_GOAL OF THE EXERCISE_. Exactly repeat the material, dropping every picture from the copy.

_ENTRIES PROVIDED_.

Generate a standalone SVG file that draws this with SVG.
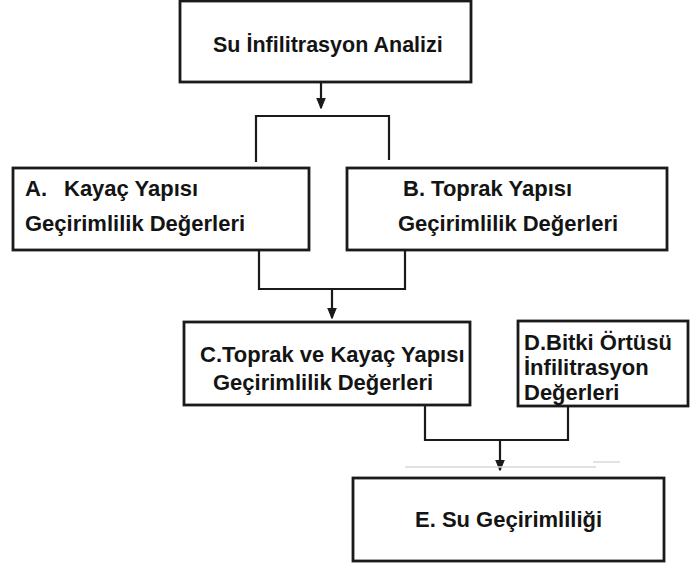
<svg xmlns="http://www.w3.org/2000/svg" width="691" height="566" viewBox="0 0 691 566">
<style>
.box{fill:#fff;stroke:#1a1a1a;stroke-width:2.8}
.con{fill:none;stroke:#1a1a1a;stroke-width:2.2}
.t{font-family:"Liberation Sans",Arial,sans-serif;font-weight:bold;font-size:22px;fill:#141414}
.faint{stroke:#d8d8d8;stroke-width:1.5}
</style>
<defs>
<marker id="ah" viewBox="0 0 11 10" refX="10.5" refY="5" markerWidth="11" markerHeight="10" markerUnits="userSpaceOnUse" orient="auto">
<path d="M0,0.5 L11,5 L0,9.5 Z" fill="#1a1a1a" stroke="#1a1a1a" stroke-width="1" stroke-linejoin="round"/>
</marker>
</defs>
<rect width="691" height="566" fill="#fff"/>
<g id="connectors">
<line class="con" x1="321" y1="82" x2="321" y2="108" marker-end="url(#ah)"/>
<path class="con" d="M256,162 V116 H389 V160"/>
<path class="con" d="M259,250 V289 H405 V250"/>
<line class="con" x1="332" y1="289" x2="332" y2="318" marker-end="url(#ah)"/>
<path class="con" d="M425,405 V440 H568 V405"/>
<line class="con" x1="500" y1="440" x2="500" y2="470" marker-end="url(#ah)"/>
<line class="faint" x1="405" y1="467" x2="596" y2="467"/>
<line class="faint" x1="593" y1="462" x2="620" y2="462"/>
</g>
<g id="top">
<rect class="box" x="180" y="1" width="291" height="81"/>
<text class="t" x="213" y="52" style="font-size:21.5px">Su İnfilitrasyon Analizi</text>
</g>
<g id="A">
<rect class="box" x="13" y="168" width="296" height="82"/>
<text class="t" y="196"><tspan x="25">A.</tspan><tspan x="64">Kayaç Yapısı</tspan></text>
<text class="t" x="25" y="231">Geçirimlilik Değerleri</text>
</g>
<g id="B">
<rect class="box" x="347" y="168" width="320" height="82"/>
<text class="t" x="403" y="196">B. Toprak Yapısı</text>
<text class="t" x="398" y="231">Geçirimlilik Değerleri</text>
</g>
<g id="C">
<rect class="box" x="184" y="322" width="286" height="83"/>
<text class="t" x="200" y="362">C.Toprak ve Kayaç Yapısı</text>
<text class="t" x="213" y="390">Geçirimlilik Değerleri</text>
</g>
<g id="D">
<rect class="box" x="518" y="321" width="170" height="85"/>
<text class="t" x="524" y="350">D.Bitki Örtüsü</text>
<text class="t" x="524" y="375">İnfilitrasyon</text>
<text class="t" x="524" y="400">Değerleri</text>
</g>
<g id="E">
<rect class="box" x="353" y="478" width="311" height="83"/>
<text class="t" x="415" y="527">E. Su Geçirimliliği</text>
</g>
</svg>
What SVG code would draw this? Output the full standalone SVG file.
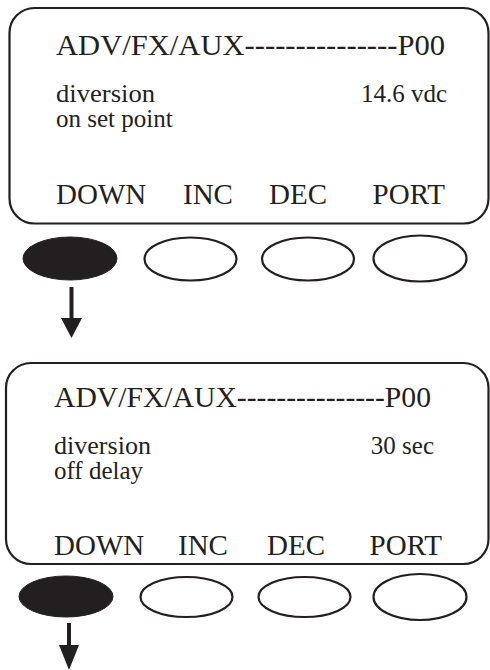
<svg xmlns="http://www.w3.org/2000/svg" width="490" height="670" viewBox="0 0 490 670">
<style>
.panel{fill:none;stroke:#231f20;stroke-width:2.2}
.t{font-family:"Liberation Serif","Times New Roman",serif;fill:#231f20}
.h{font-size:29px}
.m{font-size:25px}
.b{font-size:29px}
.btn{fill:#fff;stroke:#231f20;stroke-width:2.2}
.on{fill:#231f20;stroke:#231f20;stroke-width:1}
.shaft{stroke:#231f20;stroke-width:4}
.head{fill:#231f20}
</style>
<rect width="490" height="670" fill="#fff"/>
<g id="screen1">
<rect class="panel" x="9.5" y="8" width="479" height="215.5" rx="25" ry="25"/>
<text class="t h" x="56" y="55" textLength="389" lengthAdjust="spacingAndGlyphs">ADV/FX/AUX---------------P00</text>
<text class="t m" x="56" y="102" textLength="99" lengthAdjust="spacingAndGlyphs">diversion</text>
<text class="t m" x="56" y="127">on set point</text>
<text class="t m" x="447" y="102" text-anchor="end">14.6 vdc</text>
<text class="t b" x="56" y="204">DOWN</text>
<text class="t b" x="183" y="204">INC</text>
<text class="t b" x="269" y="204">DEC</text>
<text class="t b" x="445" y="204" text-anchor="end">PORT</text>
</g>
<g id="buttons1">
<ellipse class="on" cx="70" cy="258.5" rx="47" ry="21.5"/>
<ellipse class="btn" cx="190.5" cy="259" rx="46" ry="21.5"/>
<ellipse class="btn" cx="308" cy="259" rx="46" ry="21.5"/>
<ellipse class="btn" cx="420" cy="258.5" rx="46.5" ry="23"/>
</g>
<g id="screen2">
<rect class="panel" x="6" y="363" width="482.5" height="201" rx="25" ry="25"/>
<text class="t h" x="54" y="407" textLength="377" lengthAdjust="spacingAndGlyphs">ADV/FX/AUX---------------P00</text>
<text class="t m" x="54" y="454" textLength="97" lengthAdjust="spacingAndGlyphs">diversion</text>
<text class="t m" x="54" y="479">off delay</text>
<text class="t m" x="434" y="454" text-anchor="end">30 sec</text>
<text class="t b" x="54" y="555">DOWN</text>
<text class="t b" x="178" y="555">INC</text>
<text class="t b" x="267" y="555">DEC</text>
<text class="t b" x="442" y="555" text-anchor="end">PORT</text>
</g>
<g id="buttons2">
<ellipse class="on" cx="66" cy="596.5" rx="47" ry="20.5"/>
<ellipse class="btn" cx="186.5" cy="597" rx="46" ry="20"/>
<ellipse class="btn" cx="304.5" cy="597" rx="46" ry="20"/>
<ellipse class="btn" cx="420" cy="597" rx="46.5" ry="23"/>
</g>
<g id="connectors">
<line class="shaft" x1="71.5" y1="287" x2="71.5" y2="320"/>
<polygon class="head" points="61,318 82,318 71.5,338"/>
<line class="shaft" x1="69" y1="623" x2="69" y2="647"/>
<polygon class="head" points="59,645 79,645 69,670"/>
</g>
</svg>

_FINISHED ANSWER_.
Generate a standalone SVG file that draws this with SVG.
<svg xmlns="http://www.w3.org/2000/svg" width="691" height="566" viewBox="0 0 691 566">
<style>
.box{fill:#fff;stroke:#1a1a1a;stroke-width:2.8}
.con{fill:none;stroke:#1a1a1a;stroke-width:2.2}
.t{font-family:"Liberation Sans",Arial,sans-serif;font-weight:bold;font-size:22px;fill:#141414}
.faint{stroke:#d8d8d8;stroke-width:1.5}
</style>
<defs>
<marker id="ah" viewBox="0 0 11 10" refX="10.5" refY="5" markerWidth="11" markerHeight="10" markerUnits="userSpaceOnUse" orient="auto">
<path d="M0,0.5 L11,5 L0,9.5 Z" fill="#1a1a1a" stroke="#1a1a1a" stroke-width="1" stroke-linejoin="round"/>
</marker>
</defs>
<rect width="691" height="566" fill="#fff"/>
<g id="connectors">
<line class="con" x1="321" y1="82" x2="321" y2="108" marker-end="url(#ah)"/>
<path class="con" d="M256,162 V116 H389 V160"/>
<path class="con" d="M259,250 V289 H405 V250"/>
<line class="con" x1="332" y1="289" x2="332" y2="318" marker-end="url(#ah)"/>
<path class="con" d="M425,405 V440 H568 V405"/>
<line class="con" x1="500" y1="440" x2="500" y2="470" marker-end="url(#ah)"/>
<line class="faint" x1="405" y1="467" x2="596" y2="467"/>
<line class="faint" x1="593" y1="462" x2="620" y2="462"/>
</g>
<g id="top">
<rect class="box" x="180" y="1" width="291" height="81"/>
<text class="t" x="213" y="52" style="font-size:21.5px">Su İnfilitrasyon Analizi</text>
</g>
<g id="A">
<rect class="box" x="13" y="168" width="296" height="82"/>
<text class="t" y="196"><tspan x="25">A.</tspan><tspan x="64">Kayaç Yapısı</tspan></text>
<text class="t" x="25" y="231">Geçirimlilik Değerleri</text>
</g>
<g id="B">
<rect class="box" x="347" y="168" width="320" height="82"/>
<text class="t" x="403" y="196">B. Toprak Yapısı</text>
<text class="t" x="398" y="231">Geçirimlilik Değerleri</text>
</g>
<g id="C">
<rect class="box" x="184" y="322" width="286" height="83"/>
<text class="t" x="200" y="362">C.Toprak ve Kayaç Yapısı</text>
<text class="t" x="213" y="390">Geçirimlilik Değerleri</text>
</g>
<g id="D">
<rect class="box" x="518" y="321" width="170" height="85"/>
<text class="t" x="524" y="350">D.Bitki Örtüsü</text>
<text class="t" x="524" y="375">İnfilitrasyon</text>
<text class="t" x="524" y="400">Değerleri</text>
</g>
<g id="E">
<rect class="box" x="353" y="478" width="311" height="83"/>
<text class="t" x="415" y="527">E. Su Geçirimliliği</text>
</g>
</svg>
What SVG code would draw this? Output the full standalone SVG file.
<svg xmlns="http://www.w3.org/2000/svg" width="490" height="670" viewBox="0 0 490 670">
<style>
.panel{fill:none;stroke:#231f20;stroke-width:2.2}
.t{font-family:"Liberation Serif","Times New Roman",serif;fill:#231f20}
.h{font-size:29px}
.m{font-size:25px}
.b{font-size:29px}
.btn{fill:#fff;stroke:#231f20;stroke-width:2.2}
.on{fill:#231f20;stroke:#231f20;stroke-width:1}
.shaft{stroke:#231f20;stroke-width:4}
.head{fill:#231f20}
</style>
<rect width="490" height="670" fill="#fff"/>
<g id="screen1">
<rect class="panel" x="9.5" y="8" width="479" height="215.5" rx="25" ry="25"/>
<text class="t h" x="56" y="55" textLength="389" lengthAdjust="spacingAndGlyphs">ADV/FX/AUX---------------P00</text>
<text class="t m" x="56" y="102" textLength="99" lengthAdjust="spacingAndGlyphs">diversion</text>
<text class="t m" x="56" y="127">on set point</text>
<text class="t m" x="447" y="102" text-anchor="end">14.6 vdc</text>
<text class="t b" x="56" y="204">DOWN</text>
<text class="t b" x="183" y="204">INC</text>
<text class="t b" x="269" y="204">DEC</text>
<text class="t b" x="445" y="204" text-anchor="end">PORT</text>
</g>
<g id="buttons1">
<ellipse class="on" cx="70" cy="258.5" rx="47" ry="21.5"/>
<ellipse class="btn" cx="190.5" cy="259" rx="46" ry="21.5"/>
<ellipse class="btn" cx="308" cy="259" rx="46" ry="21.5"/>
<ellipse class="btn" cx="420" cy="258.5" rx="46.5" ry="23"/>
</g>
<g id="screen2">
<rect class="panel" x="6" y="363" width="482.5" height="201" rx="25" ry="25"/>
<text class="t h" x="54" y="407" textLength="377" lengthAdjust="spacingAndGlyphs">ADV/FX/AUX---------------P00</text>
<text class="t m" x="54" y="454" textLength="97" lengthAdjust="spacingAndGlyphs">diversion</text>
<text class="t m" x="54" y="479">off delay</text>
<text class="t m" x="434" y="454" text-anchor="end">30 sec</text>
<text class="t b" x="54" y="555">DOWN</text>
<text class="t b" x="178" y="555">INC</text>
<text class="t b" x="267" y="555">DEC</text>
<text class="t b" x="442" y="555" text-anchor="end">PORT</text>
</g>
<g id="buttons2">
<ellipse class="on" cx="66" cy="596.5" rx="47" ry="20.5"/>
<ellipse class="btn" cx="186.5" cy="597" rx="46" ry="20"/>
<ellipse class="btn" cx="304.5" cy="597" rx="46" ry="20"/>
<ellipse class="btn" cx="420" cy="597" rx="46.5" ry="23"/>
</g>
<g id="connectors">
<line class="shaft" x1="71.5" y1="287" x2="71.5" y2="320"/>
<polygon class="head" points="61,318 82,318 71.5,338"/>
<line class="shaft" x1="69" y1="623" x2="69" y2="647"/>
<polygon class="head" points="59,645 79,645 69,670"/>
</g>
</svg>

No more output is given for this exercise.